Search the records for "this". Copy every line where it appears.

(begin)

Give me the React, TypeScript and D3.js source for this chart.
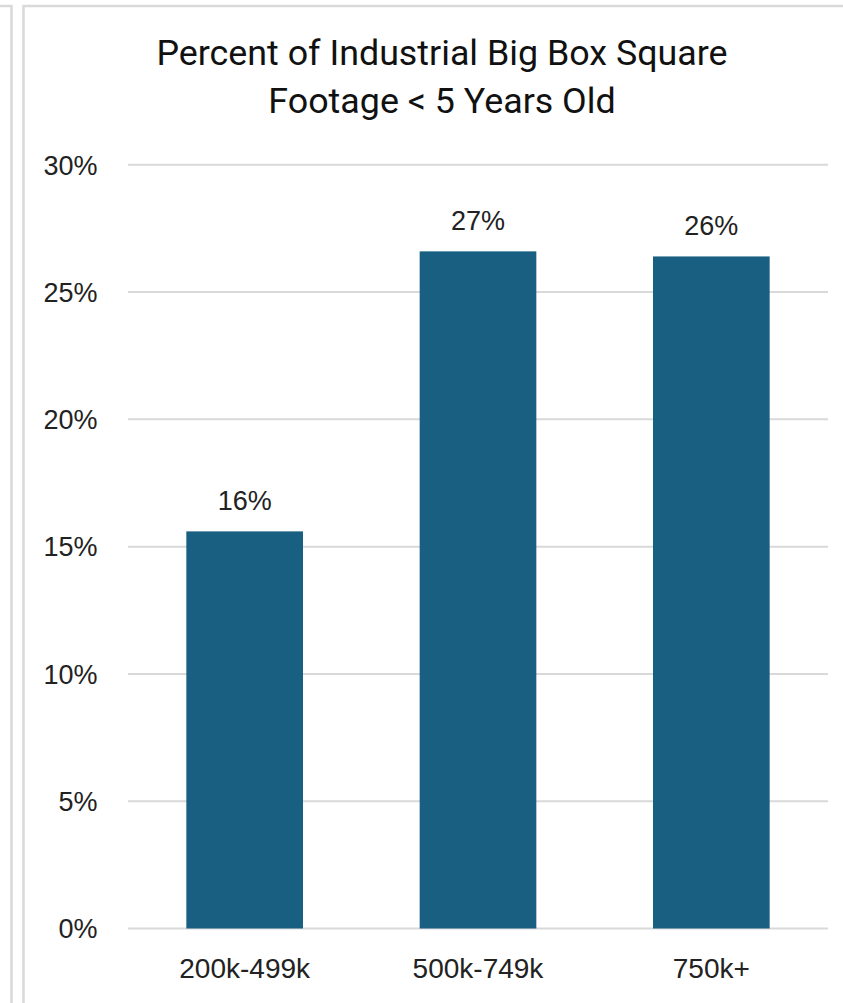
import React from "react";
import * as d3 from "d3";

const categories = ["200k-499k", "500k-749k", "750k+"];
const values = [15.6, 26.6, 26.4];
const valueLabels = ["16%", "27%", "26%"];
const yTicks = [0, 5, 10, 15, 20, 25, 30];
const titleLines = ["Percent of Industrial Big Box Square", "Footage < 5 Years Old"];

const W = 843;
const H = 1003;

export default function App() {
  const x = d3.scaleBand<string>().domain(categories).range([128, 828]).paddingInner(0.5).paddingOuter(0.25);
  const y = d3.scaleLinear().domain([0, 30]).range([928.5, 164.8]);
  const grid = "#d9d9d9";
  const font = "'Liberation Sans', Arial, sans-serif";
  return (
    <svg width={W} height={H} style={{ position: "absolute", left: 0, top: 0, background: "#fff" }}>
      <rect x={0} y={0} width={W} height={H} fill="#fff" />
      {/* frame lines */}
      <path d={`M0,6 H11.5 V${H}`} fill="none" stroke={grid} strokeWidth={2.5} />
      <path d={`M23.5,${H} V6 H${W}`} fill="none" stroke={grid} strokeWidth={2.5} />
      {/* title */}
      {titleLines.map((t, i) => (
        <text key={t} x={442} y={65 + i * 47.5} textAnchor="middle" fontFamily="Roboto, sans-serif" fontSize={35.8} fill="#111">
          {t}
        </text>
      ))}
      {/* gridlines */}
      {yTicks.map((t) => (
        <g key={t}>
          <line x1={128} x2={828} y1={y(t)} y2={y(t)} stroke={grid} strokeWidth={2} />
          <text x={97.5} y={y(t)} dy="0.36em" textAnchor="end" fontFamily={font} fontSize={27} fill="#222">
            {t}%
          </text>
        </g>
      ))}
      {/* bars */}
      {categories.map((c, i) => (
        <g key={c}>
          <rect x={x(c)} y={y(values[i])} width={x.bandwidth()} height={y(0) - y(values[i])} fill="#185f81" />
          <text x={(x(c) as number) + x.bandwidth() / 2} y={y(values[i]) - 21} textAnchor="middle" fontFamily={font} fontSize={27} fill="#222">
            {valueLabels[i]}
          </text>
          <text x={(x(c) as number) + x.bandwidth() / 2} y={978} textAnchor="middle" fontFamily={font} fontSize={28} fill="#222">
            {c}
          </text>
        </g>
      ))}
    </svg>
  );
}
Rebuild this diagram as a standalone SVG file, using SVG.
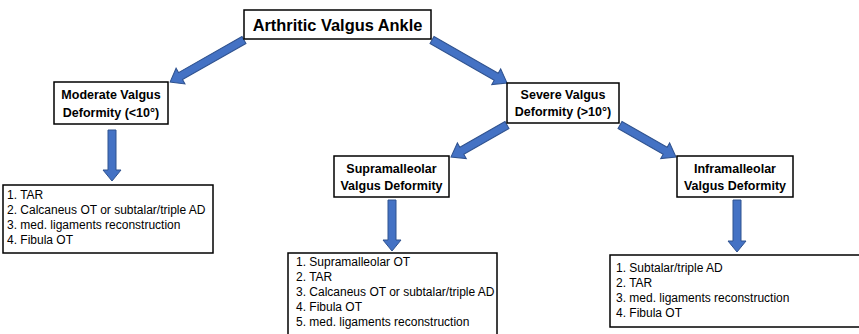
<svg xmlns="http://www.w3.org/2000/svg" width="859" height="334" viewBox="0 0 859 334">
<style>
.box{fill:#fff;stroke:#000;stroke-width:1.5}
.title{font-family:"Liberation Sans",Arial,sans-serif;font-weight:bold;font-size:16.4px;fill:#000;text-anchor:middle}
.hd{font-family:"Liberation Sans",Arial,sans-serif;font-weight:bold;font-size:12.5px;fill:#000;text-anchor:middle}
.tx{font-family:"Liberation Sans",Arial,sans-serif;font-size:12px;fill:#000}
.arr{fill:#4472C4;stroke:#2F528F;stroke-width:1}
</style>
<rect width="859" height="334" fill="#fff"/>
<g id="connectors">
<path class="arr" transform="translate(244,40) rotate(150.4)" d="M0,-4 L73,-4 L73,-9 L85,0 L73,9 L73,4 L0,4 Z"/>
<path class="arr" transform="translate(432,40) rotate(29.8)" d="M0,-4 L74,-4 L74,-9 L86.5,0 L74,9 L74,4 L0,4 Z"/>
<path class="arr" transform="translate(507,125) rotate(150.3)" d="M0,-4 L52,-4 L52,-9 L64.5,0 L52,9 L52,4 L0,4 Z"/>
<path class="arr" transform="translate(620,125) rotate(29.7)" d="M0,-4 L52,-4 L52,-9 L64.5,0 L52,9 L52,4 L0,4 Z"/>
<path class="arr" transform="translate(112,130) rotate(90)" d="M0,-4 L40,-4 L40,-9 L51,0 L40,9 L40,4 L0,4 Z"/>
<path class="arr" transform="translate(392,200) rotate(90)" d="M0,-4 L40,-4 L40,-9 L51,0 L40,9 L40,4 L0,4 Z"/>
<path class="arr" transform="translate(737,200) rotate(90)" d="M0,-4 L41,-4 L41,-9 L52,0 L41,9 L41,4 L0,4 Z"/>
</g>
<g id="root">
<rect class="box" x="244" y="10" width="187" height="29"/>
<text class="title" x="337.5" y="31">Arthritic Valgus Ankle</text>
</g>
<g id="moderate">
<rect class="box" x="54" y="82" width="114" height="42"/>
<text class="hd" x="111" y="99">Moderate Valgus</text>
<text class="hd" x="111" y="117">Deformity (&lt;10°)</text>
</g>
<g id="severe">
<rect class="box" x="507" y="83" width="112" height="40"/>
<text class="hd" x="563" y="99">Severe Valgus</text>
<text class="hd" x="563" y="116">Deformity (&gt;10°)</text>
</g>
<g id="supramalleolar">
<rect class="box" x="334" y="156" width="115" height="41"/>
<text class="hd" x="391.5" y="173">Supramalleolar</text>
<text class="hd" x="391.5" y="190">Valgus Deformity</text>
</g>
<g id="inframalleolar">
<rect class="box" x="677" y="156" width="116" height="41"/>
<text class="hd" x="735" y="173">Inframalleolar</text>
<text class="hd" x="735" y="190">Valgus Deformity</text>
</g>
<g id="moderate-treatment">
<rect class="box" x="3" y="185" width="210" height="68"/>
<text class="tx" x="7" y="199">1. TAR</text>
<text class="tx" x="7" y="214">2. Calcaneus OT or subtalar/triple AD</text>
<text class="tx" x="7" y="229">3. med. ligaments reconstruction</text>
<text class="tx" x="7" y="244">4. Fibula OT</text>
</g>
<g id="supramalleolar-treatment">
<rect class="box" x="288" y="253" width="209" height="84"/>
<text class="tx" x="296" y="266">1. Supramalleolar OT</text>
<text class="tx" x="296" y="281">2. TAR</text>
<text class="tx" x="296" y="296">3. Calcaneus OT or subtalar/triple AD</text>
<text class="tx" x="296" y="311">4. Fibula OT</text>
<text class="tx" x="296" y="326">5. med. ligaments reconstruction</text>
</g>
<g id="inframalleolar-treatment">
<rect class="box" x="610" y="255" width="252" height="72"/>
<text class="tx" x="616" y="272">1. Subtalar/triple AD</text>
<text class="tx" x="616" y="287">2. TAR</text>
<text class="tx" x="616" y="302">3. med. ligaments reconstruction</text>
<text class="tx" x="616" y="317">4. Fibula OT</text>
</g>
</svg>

(end)

- ANSWER BELOW
Give me the React, TypeScript and D3.js source for this chart.
Rebuild this diagram as a standalone SVG file, using SVG.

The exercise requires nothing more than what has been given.